Pinning (P)interesting Pictures of PR Pros on Pinterest

By Edward M. Bury, APR (aka The PRDude)

A few posts back, the PR Dude offered some thoughts on Pinterest, the social media platform that has generated the most ink — strike that, the most bytes I guess — since, well December of last year.

I learned about Pinterest the old-fashioned way: I read about the platform, its uses and its growth in the Business Section of the Sunday Chicago Tribune.  (Followers of The PRDude know I have fully embraced technology, but will read printed journalism as long as it’s published.)  Still a novice Pinner, I do question the design of the logo, which looks like it was borrowed from a fast-casual restaurant.

A novice Pinner, I am. But am puzzled by the logo: Looks like it was designed for a fast-casual restaurant chain.

Since my Pinterest revelation, I’ve read several provocative articles on the platform, which basically lets subscribers “pin” images from websites and those already on their hard drives to boards arranged in categories.   Here are two great articles for the uninitiated to consider:

  • In this February 7 piece, Jason Falls provides a well-written and researched overview perspective for the online version of Entrepreneur magazine.  My biggest take away from the article is the final paragraph:  “One thing is clear whether you’re on Pinterest for personal or business reasons: the best images — be they funny, beautiful or thought provoking — attract the most attention and followers.
  • Writing in the Harvard Business Review, Grant McCracken takes a more scholarly approach,  making a case for the research value of the platform:  “It’s a chance to see American culture as if from a glass-bottom boat. Yes, some of it is a little reductive. But sometimes what people stuff into the categories is a chance for us to see exactly what they mean. Pinterest is a little Rosetta Stone, a table of equivalencies.”

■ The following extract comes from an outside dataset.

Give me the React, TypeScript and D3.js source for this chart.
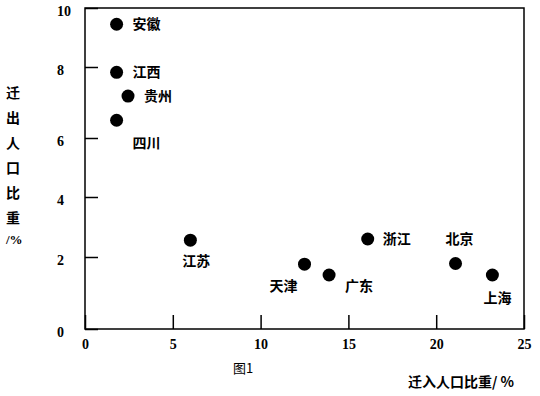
import { useRef, useEffect } from 'react'
import * as d3 from 'd3'

// 省份及迁入/迁出人口比重 (%)
const provinces = ['安徽', '江西', '贵州', '四川', '江苏', '天津', '广东', '浙江', '北京', '上海']
const inShare = [1.8, 1.8, 2.45, 1.8, 6.0, 12.5, 13.9, 16.1, 21.1, 23.2]
const outShare = [9.45, 7.85, 7.18, 6.5, 2.56, 1.8, 1.5, 2.6, 1.82, 1.5]

const xTicks = [0, 5, 10, 15, 20, 25]
const yTicks = [0, 2, 4, 6, 8, 10]
const yTitleChars = ['迁', '出', '人', '口', '比', '重']

const WIDTH = 540
const HEIGHT = 396
const CJK = '"Noto Sans CJK SC", "Noto Sans", sans-serif'
const NUM = '"Liberation Serif", "DejaVu Serif", serif'

export default function App() {
  const svgRef = useRef<SVGSVGElement>(null)

  useEffect(() => {
    if (!svgRef.current) return
    const svg = d3.select(svgRef.current)
    svg.selectAll('*').remove()

    const left = 85, right = 524, top = 8, bottom = 329

    const x = d3.scaleLinear().domain([0, 25]).range([left, right])
    // the printed y axis is spaced unevenly, so use a piecewise scale
    const y = d3.scaleLinear()
      .domain(yTicks)
      .range([bottom, 257, 197, 138, 67, top])

    // frame
    svg.append('rect')
      .attr('x', left).attr('y', top)
      .attr('width', right - left).attr('height', bottom - top)
      .attr('fill', 'none').attr('stroke', '#000').attr('stroke-width', 1.5)

    // x axis
    const gx = svg.append('g')
      .attr('transform', `translate(0,${bottom})`)
      .call(d3.axisBottom(x).tickValues(xTicks).tickSizeInner(-14).tickSizeOuter(0).tickPadding(10))
    gx.select('.domain').remove()
    gx.selectAll('line').attr('stroke-width', 1.5)
    gx.selectAll('text')
      .attr('font-family', NUM).attr('font-size', 14).attr('font-weight', 'bold')
      .attr('fill', '#000')

    // y axis
    const gy = svg.append('g')
      .attr('transform', `translate(${left},0)`)
      .call(d3.axisLeft(y).tickValues(yTicks).tickSizeInner(-13).tickSizeOuter(0))
    gy.select('.domain').remove()
    gy.selectAll('line').attr('stroke-width', 1.5)
    gy.selectAll('text')
      .attr('x', -28)
      .attr('dy', '0.5em')
      .attr('text-anchor', 'start')
      .attr('font-family', NUM).attr('font-size', 14).attr('font-weight', 'bold')
      .attr('fill', '#000')

    // label offsets relative to each dot
    const labelOffset: Record<string, [number, number]> = {
      '安徽': [16, 0], '江西': [16, 0], '贵州': [16, 0], '四川': [16, 23],
      '江苏': [-8, 21], '天津': [-35, 22], '广东': [16, 11], '浙江': [15, 0],
      '北京': [-10, -25], '上海': [-9, 23],
    }

    const pts = provinces.map((name, i) => ({ name, xi: inShare[i], yo: outShare[i] }))

    svg.append('g').selectAll('circle')
      .data(pts)
      .enter()
      .append('circle')
      .attr('cx', d => x(d.xi))
      .attr('cy', d => y(d.yo))
      .attr('r', 6.5)
      .attr('fill', '#000')

    svg.append('g').selectAll('text')
      .data(pts)
      .enter()
      .append('text')
      .attr('x', d => x(d.xi) + labelOffset[d.name][0])
      .attr('y', d => y(d.yo) + labelOffset[d.name][1])
      .attr('dy', '0.36em')
      .attr('font-family', CJK).attr('font-size', 14).attr('font-weight', 'bold')
      .attr('fill', '#000')
      .text(d => d.name)

    // y title, stacked vertically
    const yt = svg.append('g')
      .attr('font-family', CJK).attr('font-size', 14).attr('font-weight', 'bold')
    yt.selectAll('text')
      .data(yTitleChars)
      .enter()
      .append('text')
      .attr('x', 13)
      .attr('y', (_, i) => 93 + i * 25)
      .attr('dy', '0.36em')
      .attr('text-anchor', 'middle')
      .text(d => d)
    yt.append('text')
      .attr('x', 6).attr('y', 239).attr('dy', '0.36em')
      .attr('font-family', NUM).attr('font-size', 13)
      .text('/%')

    // x title
    svg.append('text')
      .attr('x', 408).attr('y', 382).attr('dy', '0.36em')
      .attr('font-family', CJK).attr('font-size', 14).attr('font-weight', 'bold')
      .text('迁入人口比重/ %')

    // caption
    svg.append('text')
      .attr('x', 233).attr('y', 368).attr('dy', '0.36em')
      .attr('font-family', CJK).attr('font-size', 13)
      .text('图1')
  }, [])

  return (
    <svg
      ref={svgRef}
      width={WIDTH}
      height={HEIGHT}
      style={{ position: 'absolute', left: 0, top: 0, background: '#fff' }}
    />
  )
}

Perhaps I’ll craft such erudite and insightful comments after I add a few boards and pin lots of cool and awesome images. But I did add a new category today:  “Legends and Leaders of Modern Public Relations.”

Visit my Pinterest profile to see what I posted.  I mean, “pinned.”  For those who don’t want to make the journey to my profile, I pinned images of four legends of public relations.   They’re pinned — I mean “posted” below.  These three men and one woman are among the visionary communicators who helped mold the practice of public relations to where it is today for many of us:  One built on ethics and full disclosure of information, and structured around realistic goals and objectives and sound strategies.  Of course, they never imagined the impact of technology on communications, but I trust they would incorporate digital communications effectively and responsibly.

 

Ivy Ledbetter Lee

 

Edward Bernays

 

Doris Fleischman

 

Arthur W. Page

 

Do you know who these people are and what they did to help establish modern public relations? If not, google them.   If you call yourself a public relations professional, you should know what they did a century ago.

Many more could be added to this list.  Share your thoughts.  I’ll pin them.  Personally.